Mortgage fraud declines significantly in 2012

In the wake of the housing market collapse, millions of borrowers defaulted on their mortgages and subsequently entered the foreclosure process.

In the wake of the housing market collapse, millions of borrowers defaulted on their mortgages and subsequently entered the foreclosure process. This development led to a number of desperate households agreeing to many initiatives that promised to help keep their properties. Unfortunately, this made the mortgage industry a hotbed for foreclosure relief fraud.

During the first half of 2012, there were close to 2,360 incidents of foreclosure-related fraud reported the the Financial Crimes Enforcement Network.

"If this current pace continues, the total number of foreclosure-rescue scam SARs for the calendar year will far exceed the total of 2,782 reported in 2011," FinCen said.

Meanwhile, incidents of potential mortgage fraud declined 41 percent from a year earlier to 17,476, the agency said. Of this total, an estimated 8 percent included foreclosure rescue scams.

On a state-by-state basis, property data indicates California had the largest number of foreclosure relief scams reported during the first half of the year.

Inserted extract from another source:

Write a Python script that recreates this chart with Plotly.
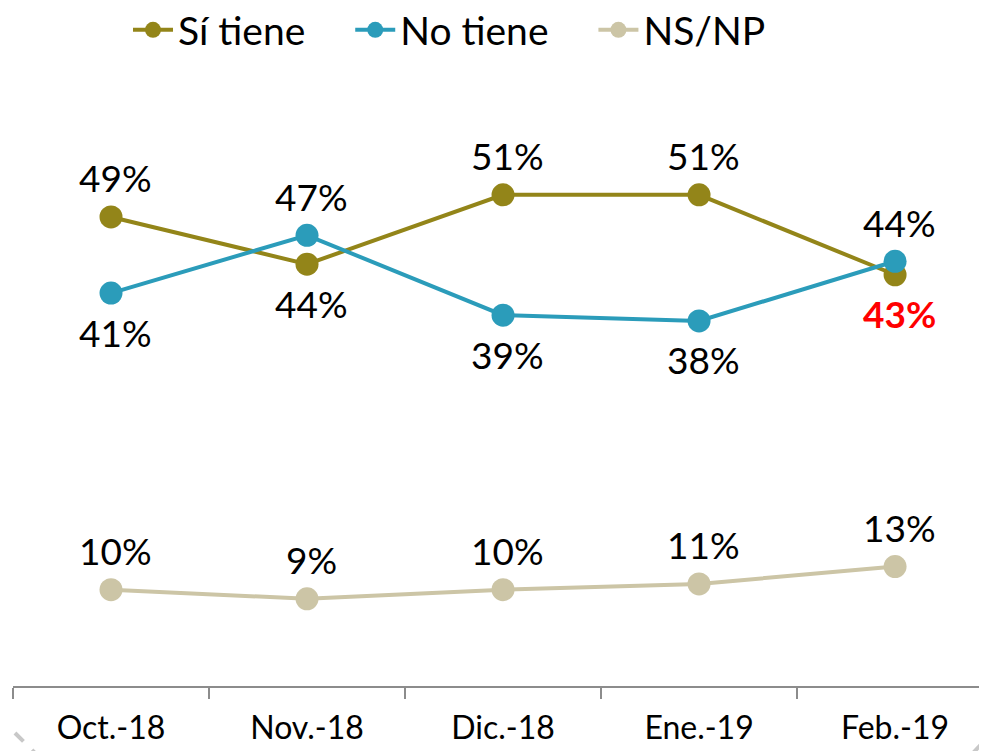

This trend was consistent with past findings, as the Golden State had one of the highest foreclosure rates following the real estate bubble burst.

Law enforcement agencies curbing mortgage fraud
The decline in incidents of foreclosure-related fraud could be the result of law enforcement officials cracking down on offenders.

Most recently, the Department of Justice and Federal Bureau of Investigation successfully charged 530 mortgage fraudsters who accounted for nearly $1 billion in losses from financial institutions and distressed borrowers.

"We recognize the negative impact that mortgage fraud and foreclosures have on our economy and on our communities," said FBI associate deputy director Kevin Perkins. "We cannot merely investigate after the fact."

The year-long effort revealed that more than 73,000 borrowers fell victims to fraudulent schemes which offered mortgage modifications for a fee. In turn, many of these borrowers end up losing the titles to their properties and much of their savings. 

This development was part of an effort known as the Distressed Homeowners Initiative. It's the hope of the FBI, DOJ and an array of other agencies and organizations that this could put an end to mortgage fraudsters taking advantage of desperate households once and for all.